I'm hoping I can mop up the remaining work by noon ~~tomorrow~~ later, since I still have another secret research report to complete by Friday.

I'll release more information and results on the Synthetic and Natural Image Classifier (that's the official name of the thingy) when I'm extremely free. That would be next Tuesday.

[25/04/08] Errors in the calculations were found and corrected.

Monday, April 14, 2008

Secret Research Project 1: Graphics Classifier

One of the 'secret research projects' I'm working on currently is a graphics classifier. Basically, the aim of the research is to build a classifier capable of differentiating between a graphics image and a realistic image.

To be clearer, a graphics image is an image which is artificial. This type of image is not directly captured from the physical environment. Hence, drawings, paintings, cartoons and clipart are considered to be graphics images.

On the other hand, realistic images are images which are directly captured from the physical environment. In other words, these are photographs of real objects.

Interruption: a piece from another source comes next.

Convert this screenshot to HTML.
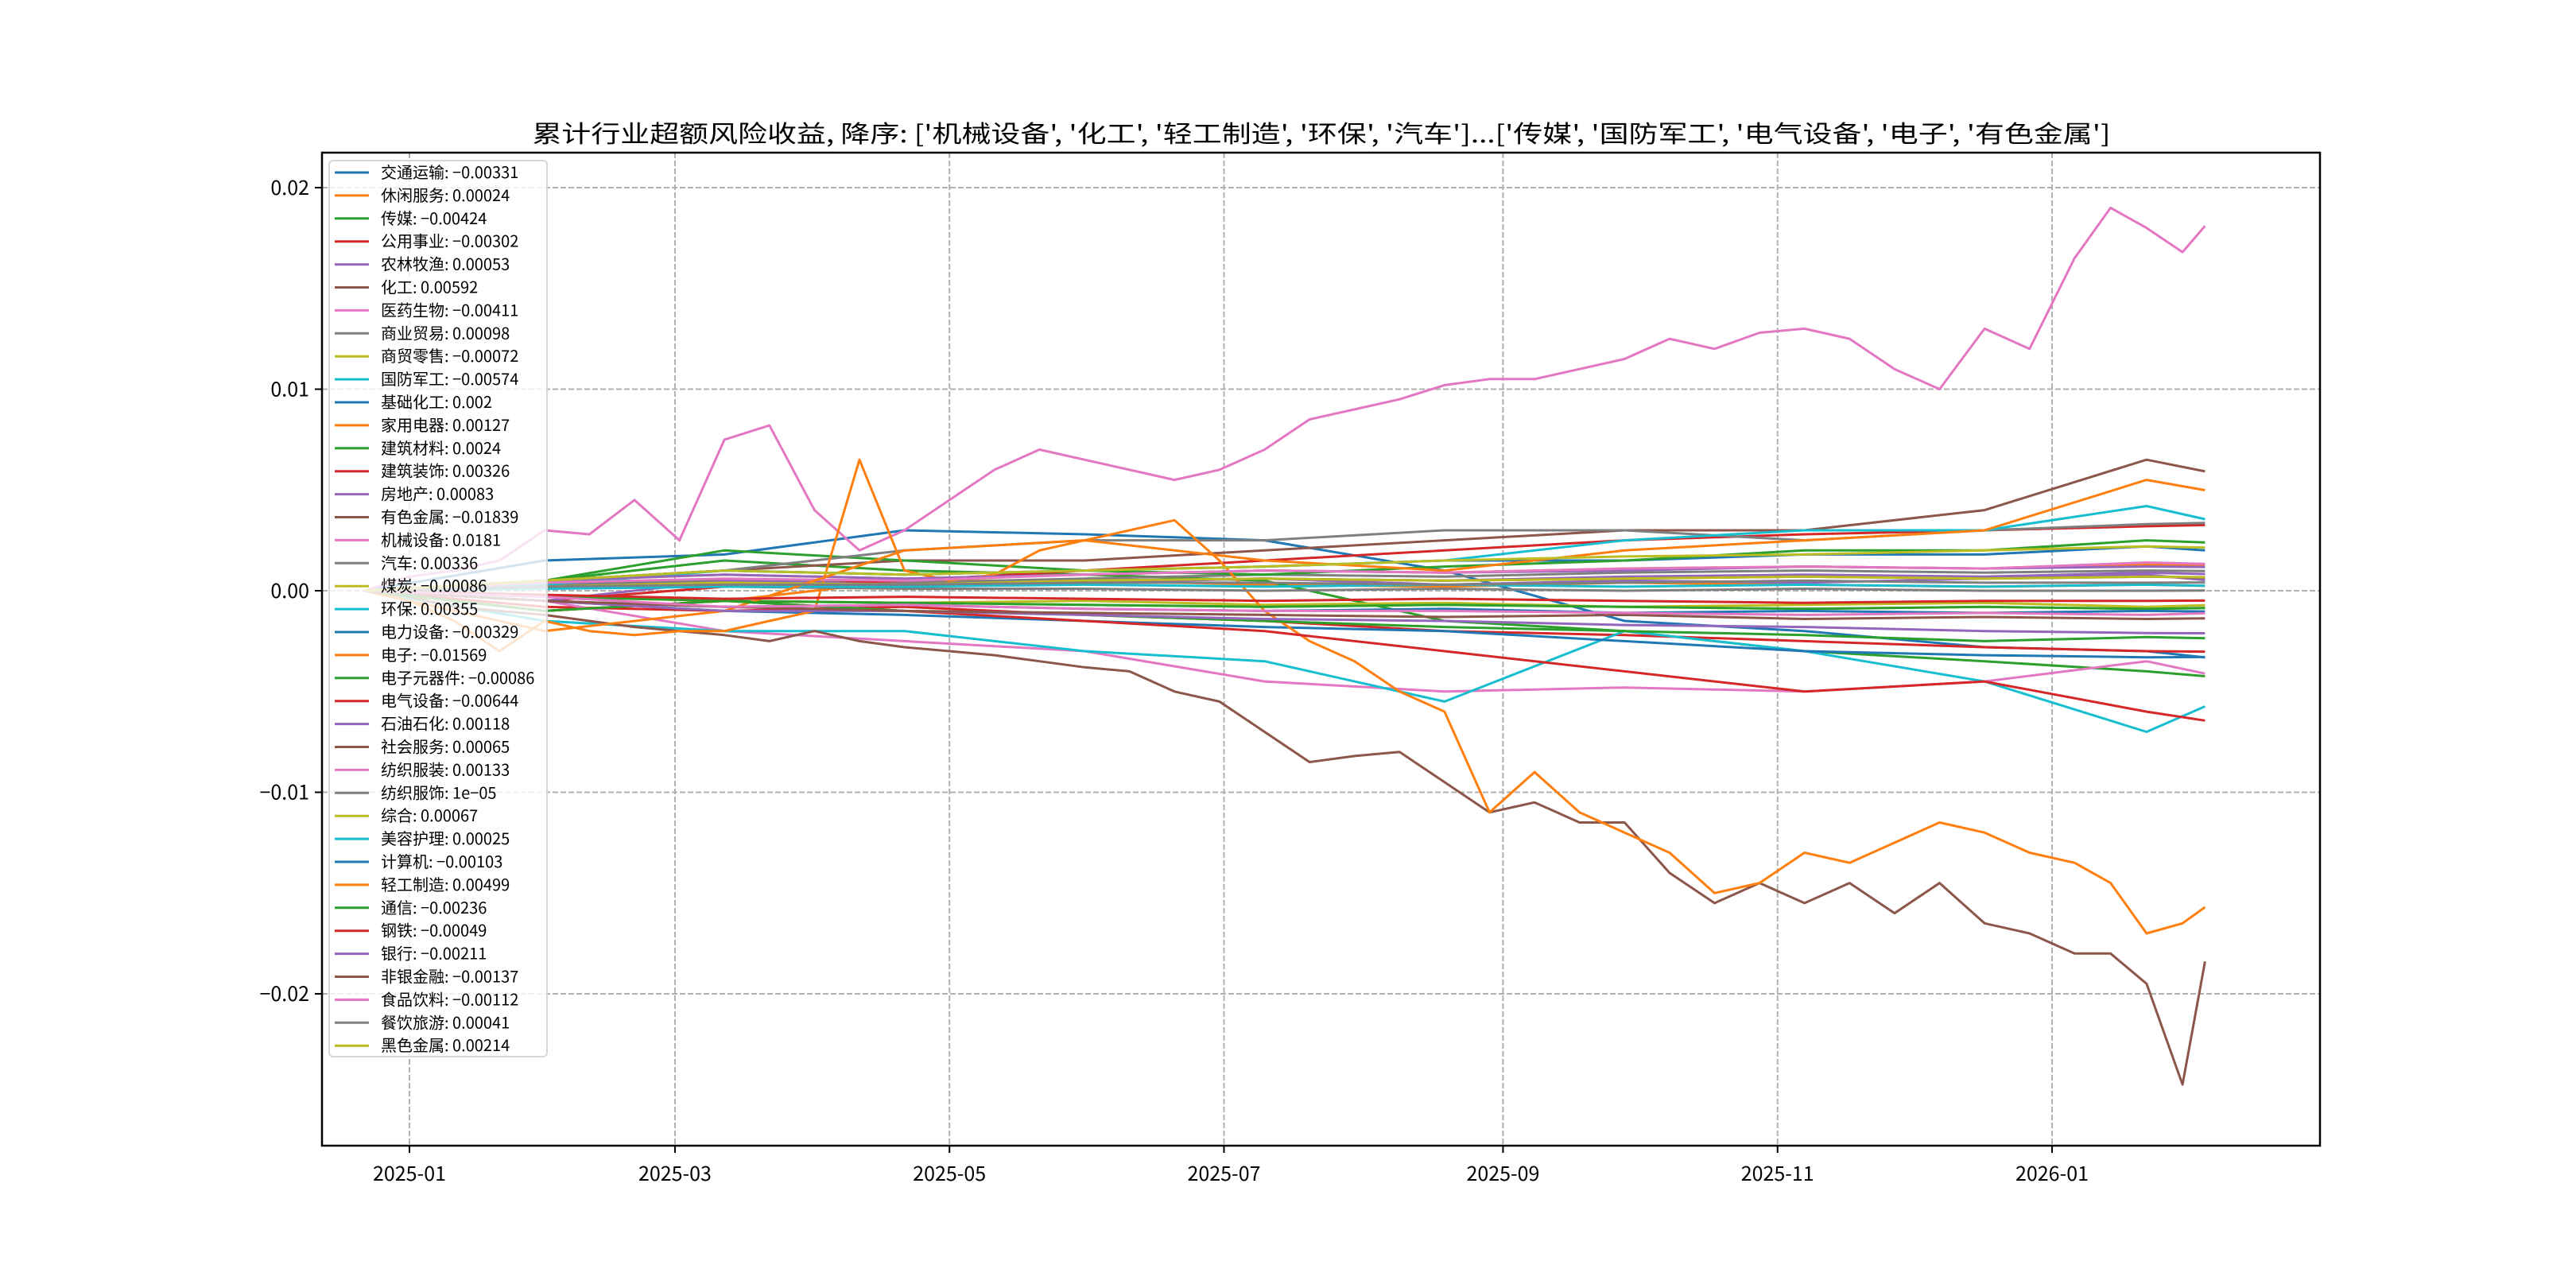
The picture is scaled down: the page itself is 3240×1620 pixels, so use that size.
<!DOCTYPE html>
<html><head><meta charset="utf-8"><style>
html,body{margin:0;padding:0;background:#fff;}
svg{display:block;font-family:"WenQuanYi Zen Hei","Noto Sans CJK SC","Liberation Sans",sans-serif;}
</style></head><body>
<svg id="chart" width="3240" height="1620" viewBox="0 0 3240 1620" xmlns="http://www.w3.org/2000/svg"></svg>
<script>
// ---------- data ----------
const majorDays = [-10,0,10,20,30,40,50,60,70,80,90,100,110,120,130,140,150,160,170,180,190,200,210,220,230,240,250,260,270,280,290,300,310,320,330,340,350,360,370,378,386,394,399];
const minorDays = [-10,30,70,110,150,190,230,270,310,350,386,399];
const seriesNames = ["交通运输","休闲服务","传媒","公用事业","农林牧渔","化工","医药生物","商业贸易","商贸零售","国防军工","基础化工","家用电器","建筑材料","建筑装饰","房地产","有色金属","机械设备","汽车","煤炭","环保","电力设备","电子","电子元器件","电气设备","石油石化","社会服务","纺织服装","纺织服饰","综合","美容护理","计算机","轻工制造","通信","钢铁","银行","非银金融","食品饮料","餐饮旅游","黑色金属"];
const legendValues = ["-0.00331","0.00024","-0.00424","-0.00302","0.00053","0.00592","-0.00411","0.00098","-0.00072","-0.00574","0.002","0.00127","0.0024","0.00326","0.00083","-0.01839","0.0181","0.00336","-0.00086","0.00355","-0.00329","-0.01569","-0.00086","-0.00644","0.00118","0.00065","0.00133","1e-05","0.00067","0.00025","-0.00103","0.00499","-0.00236","-0.00049","-0.00211","-0.00137","-0.00112","0.00041","0.00214"];
const jixieValues = [0,0.0007,0.001,0.0015,0.003,0.0028,0.0045,0.0025,0.0075,0.0082,0.004,0.002,0.003,0.0045,0.006,0.007,0.0065,0.006,0.0055,0.006,0.007,0.0085,0.009,0.0095,0.0102,0.0105,0.0105,0.011,0.0115,0.0125,0.012,0.0128,0.013,0.0125,0.011,0.01,0.013,0.012,0.0165,0.019,0.018,0.0168,0.0181];
const youseValues = [0,-0.0003,-0.0008,-0.001,-0.0012,-0.0015,-0.0018,-0.002,-0.0022,-0.0025,-0.002,-0.0025,-0.0028,-0.003,-0.0032,-0.0035,-0.0038,-0.004,-0.005,-0.0055,-0.007,-0.0085,-0.0082,-0.008,-0.0095,-0.011,-0.0105,-0.0115,-0.0115,-0.014,-0.0155,-0.0145,-0.0155,-0.0145,-0.016,-0.0145,-0.0165,-0.017,-0.018,-0.018,-0.0195,-0.0245,-0.0184];
const dianziValues = [0,-0.0005,-0.0015,-0.003,-0.0015,-0.002,-0.0022,-0.002,-0.002,-0.0015,-0.001,0.0065,0.001,0.0005,0.0008,0.002,0.0025,0.003,0.0035,0.0015,-0.001,-0.0025,-0.0035,-0.005,-0.006,-0.011,-0.009,-0.011,-0.012,-0.013,-0.015,-0.0145,-0.013,-0.0135,-0.0125,-0.0115,-0.012,-0.013,-0.0135,-0.0145,-0.017,-0.0165,-0.0157];
const minorValues = {
"交通运输":[0,0.0015,0.0018,0.003,0.0028,0.0025,0.001,-0.0015,-0.002,-0.0028,-0.003,-0.00331],
"休闲服务":[0,-0.001,-0.0005,0.0005,0.0005,0.0003,0.0002,0.0004,0.0003,0.0002,0.0003,0.00024],
"传媒":[0,0.0005,0.0015,0.001,0.0008,0.0005,-0.0015,-0.002,-0.003,-0.0035,-0.004,-0.00424],
"公用事业":[0,-0.0008,-0.001,-0.0008,-0.0012,-0.0015,-0.002,-0.0022,-0.0025,-0.0028,-0.003,-0.00302],
"农林牧渔":[0,0.0003,0.0005,0.0002,0.0004,0.0006,0.0003,0.0005,0.0004,0.0006,0.0008,0.00053],
"化工":[0,0.0005,0.001,0.0015,0.0015,0.002,0.0025,0.003,0.003,0.004,0.0065,0.00592],
"医药生物":[0,-0.0005,-0.002,-0.0025,-0.003,-0.0045,-0.005,-0.0048,-0.005,-0.0045,-0.0035,-0.00411],
"商业贸易":[0,0.0003,0.0005,0.0004,0.0006,0.0008,0.0007,0.0009,0.001,0.0009,0.001,0.00098],
"商贸零售":[0,-0.0003,-0.0005,-0.0006,-0.0005,-0.0007,-0.0006,-0.0008,-0.0007,-0.0006,-0.0008,-0.00072],
"国防军工":[0,-0.0015,-0.002,-0.002,-0.003,-0.0035,-0.0055,-0.002,-0.003,-0.0045,-0.007,-0.00574],
"基础化工":[0,0.0005,0.001,0.0008,0.001,0.0012,0.0015,0.0015,0.0018,0.0018,0.0022,0.002],
"家用电器":[0,0.0005,0.0008,0.0006,0.0008,0.001,0.0009,0.0011,0.0012,0.0011,0.0013,0.00127],
"建筑材料":[0,0.0005,0.002,0.0015,0.001,0.0008,0.0012,0.0015,0.002,0.002,0.0025,0.0024],
"建筑装饰":[0,-0.0005,0.0002,0.0005,0.001,0.0015,0.002,0.0025,0.0028,0.003,0.0032,0.00326],
"房地产":[0,-0.0005,0.0005,0.0003,0.0005,0.0006,0.0005,0.0007,0.0008,0.0007,0.0009,0.00083],
"汽车":[0,0.0005,0.001,0.002,0.0025,0.0025,0.003,0.003,0.0025,0.003,0.0033,0.00336],
"煤炭":[0,-0.0003,-0.0005,-0.0006,-0.0007,-0.0008,-0.0007,-0.0008,-0.0009,-0.0008,-0.0009,-0.00086],
"环保":[0,0.0003,0.001,0.0008,0.001,0.0012,0.0015,0.0025,0.003,0.003,0.0042,0.00355],
"电力设备":[0,-0.0005,-0.001,-0.0012,-0.0015,-0.0018,-0.002,-0.0025,-0.003,-0.0032,-0.0033,-0.00329],
"电子元器件":[0,-0.0003,-0.0005,-0.0006,-0.0007,-0.0008,-0.0007,-0.0008,-0.0009,-0.0008,-0.0009,-0.00086],
"电气设备":[0,-0.001,-0.0005,-0.001,-0.0015,-0.002,-0.003,-0.004,-0.005,-0.0045,-0.006,-0.00644],
"石油石化":[0,0.0005,0.0008,0.0006,0.0008,0.001,0.0009,0.001,0.0012,0.0011,0.0012,0.00118],
"社会服务":[0,0.0002,0.0004,0.0003,0.0005,0.0006,0.0005,0.0006,0.0007,0.0006,0.0007,0.00065],
"纺织服装":[0,0.0004,0.0006,0.0005,0.0008,0.001,0.0009,0.0011,0.0012,0.0011,0.0014,0.00133],
"纺织服饰":[0,0.0001,0.0002,0.0001,0.0001,0,0.0001,0,0.0001,0,0,0.00001],
"综合":[0,0.0002,0.0004,0.0003,0.0005,0.0006,0.0005,0.0006,0.0007,0.0006,0.0007,0.00067],
"美容护理":[0,0.0001,0.0002,0.0002,0.0003,0.0002,0.0003,0.0002,0.0003,0.0002,0.0003,0.00025],
"计算机":[0,-0.0005,-0.0008,-0.0007,-0.0009,-0.001,-0.0009,-0.0011,-0.001,-0.0011,-0.001,-0.00103],
"轻工制造":[0,-0.002,-0.001,0.002,0.0025,0.0015,0.001,0.002,0.0025,0.003,0.0055,0.00499],
"通信":[0,-0.001,-0.0005,-0.001,-0.0012,-0.0015,-0.0018,-0.002,-0.0022,-0.0025,-0.0023,-0.00236],
"钢铁":[0,-0.0002,-0.0004,-0.0003,-0.0004,-0.0005,-0.0004,-0.0005,-0.0006,-0.0005,-0.0005,-0.00049],
"银行":[0,-0.0005,-0.001,-0.001,-0.0012,-0.0014,-0.0015,-0.0017,-0.0018,-0.002,-0.0021,-0.00211],
"非银金融":[0,-0.0005,-0.0008,-0.001,-0.0011,-0.0012,-0.0013,-0.0012,-0.0014,-0.0013,-0.0014,-0.00137],
"食品饮料":[0,-0.0003,-0.0008,-0.0007,-0.0009,-0.001,-0.001,-0.0011,-0.0012,-0.0011,-0.0012,-0.00112],
"餐饮旅游":[0,0.0002,0.0003,0.0003,0.0004,0.0004,0.0003,0.0004,0.0005,0.0004,0.0004,0.00041],
"黑色金属":[0,0.0005,0.001,0.0008,0.001,0.0012,0.0015,0.0017,0.0018,0.002,0.0022,0.00214]
};
const xTickLabels = ["2025-01","2025-03","2025-05","2025-07","2025-09","2025-11","2026-01"];
const xTickDays = [0,59,120,181,243,304,365];
const yTickValues = [-0.02,-0.01,0,0.01,0.02];
const yTickLabels = ["−0.02","−0.01","0.00","0.01","0.02"];
const titleText = "累计行业超额风险收益,  降序: ['机械设备', '化工', '轻工制造', '环保', '汽车']...['传媒', '国防军工', '电气设备', '电子', '有色金属']";

// ---------- layout ----------
const L=405,R=2918,T=192,B=1441;
const x=d=>515+d*(2066/365);
const y=v=>743-v*25350;
const colors=["#1f77b4","#ff7f0e","#2ca02c","#d62728","#9467bd","#8c564b","#e377c2","#7f7f7f","#bcbd22","#17becf"];
const NS="http://www.w3.org/2000/svg";
const svg=document.getElementById('chart');
function mk(tag,attrs,parent){const e=document.createElementNS(NS,tag);for(const k in attrs)e.setAttribute(k,attrs[k]);(parent||svg).appendChild(e);return e;}

// grid
const grid=mk('g',{});


xTickDays.forEach(d=>mk('line',{x1:x(d),x2:x(d),y1:T,y2:B,stroke:'#b0b0b0','stroke-width':2,'stroke-dasharray':'7,3'},grid));
yTickValues.forEach(v=>mk('line',{x1:L,x2:R,y1:y(v),y2:y(v),stroke:'#b0b0b0','stroke-width':2,'stroke-dasharray':'7,3'},grid));

// series
const clip=mk('clipPath',{id:'pc'});mk('rect',{x:L,y:T,width:R-L,height:B-T},clip);
const lines=mk('g',{'clip-path':'url(#pc)'});


seriesNames.forEach((n,i)=>{
  let days,vals;
  if(n==="机械设备"){days=majorDays;vals=jixieValues;}
  else if(n==="有色金属"){days=majorDays;vals=youseValues;}
  else if(n==="电子"){days=majorDays;vals=dianziValues;}
  else {days=minorDays;vals=minorValues[n];}
  const pts=vals.map((v,j)=>x(days[j]).toFixed(1)+','+y(v).toFixed(1)).join(' ');
  const p=mk('polyline',{points:pts,fill:'none',stroke:colors[i%10],'stroke-width':3,'stroke-linejoin':'round'},lines);
  
  
});

// axes frame
const frame=mk('rect',{x:L,y:T,width:R-L,height:B-T,fill:'none',stroke:'#000','stroke-width':2.5});



// ticks
const xt=mk('g',{});


xTickDays.forEach((d,i)=>{
  mk('line',{x1:x(d),x2:x(d),y1:B,y2:B+9,stroke:'#000','stroke-width':2},xt);
  const t=mk('text',{x:x(d),y:B+44,'text-anchor':'middle','font-size':25,fill:'#000'},xt);t.textContent=xTickLabels[i];
});
const yt=mk('g',{});


yTickValues.forEach((v,i)=>{
  mk('line',{x1:L-9,x2:L,y1:y(v),y2:y(v),stroke:'#000','stroke-width':2},yt);
  const t=mk('text',{x:L-16,y:y(v)+9,'text-anchor':'end','font-size':25,fill:'#000'},yt);t.textContent=yTickLabels[i];
});

// title
const tt=mk('text',{x:1662,y:179,'text-anchor':'middle','font-size':30,fill:'#000',textLength:1985,lengthAdjust:'spacingAndGlyphs'});
tt.textContent=titleText;



// legend
const lg=mk('g',{});


mk('rect',{x:414,y:202,width:274,height:1127,rx:5,fill:'#fff','fill-opacity':0.8,stroke:'#d6d6d6','stroke-width':2},lg);
seriesNames.forEach((n,i)=>{
  const cy=217+i*28.9;
  const e=mk('g',{},lg);
  
  
  mk('line',{x1:421,x2:464,y1:cy,y2:cy,stroke:colors[i%10],'stroke-width':3},e);
  const t=mk('text',{x:479,y:cy+7,'font-size':20,fill:'#000'},e);
  t.textContent=n+': '+legendValues[i].replace('-','−');
});
</script>
</body></html>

A sample of a realistic image and a graphics image is shown below.

Left : Graphics Image
Below: Realistic Image

I'm now using simple metrics to metrify the images. According to intuition, graphics and realistic images will have different metrics, hence enabling me to clasify them. Some metrics that I have adopted, and the assumptions behind them, are:

Saturation Metric: Graphics, especially computer generated ones, tend to have higher saturation values compared to photographs, which are invariably less saturated (more faded/dull) due to natural effects.

Number of Colors Metric: Graphics tend to be composed of a small palette of colors compared to realistic images, which tend to occupy much of the spectrum.

I've also used a number of other metrics, but I'll share those at a later point of time. In any case, the effectiveness of the existing metrics are reasonable, but not spectacular, achieving only about a 60~70% correct classification rate.

However, by combining the different metrics into a single classifier system (aka boosting), I expect the performance of the system to improve.

More updates on the secret project will come later.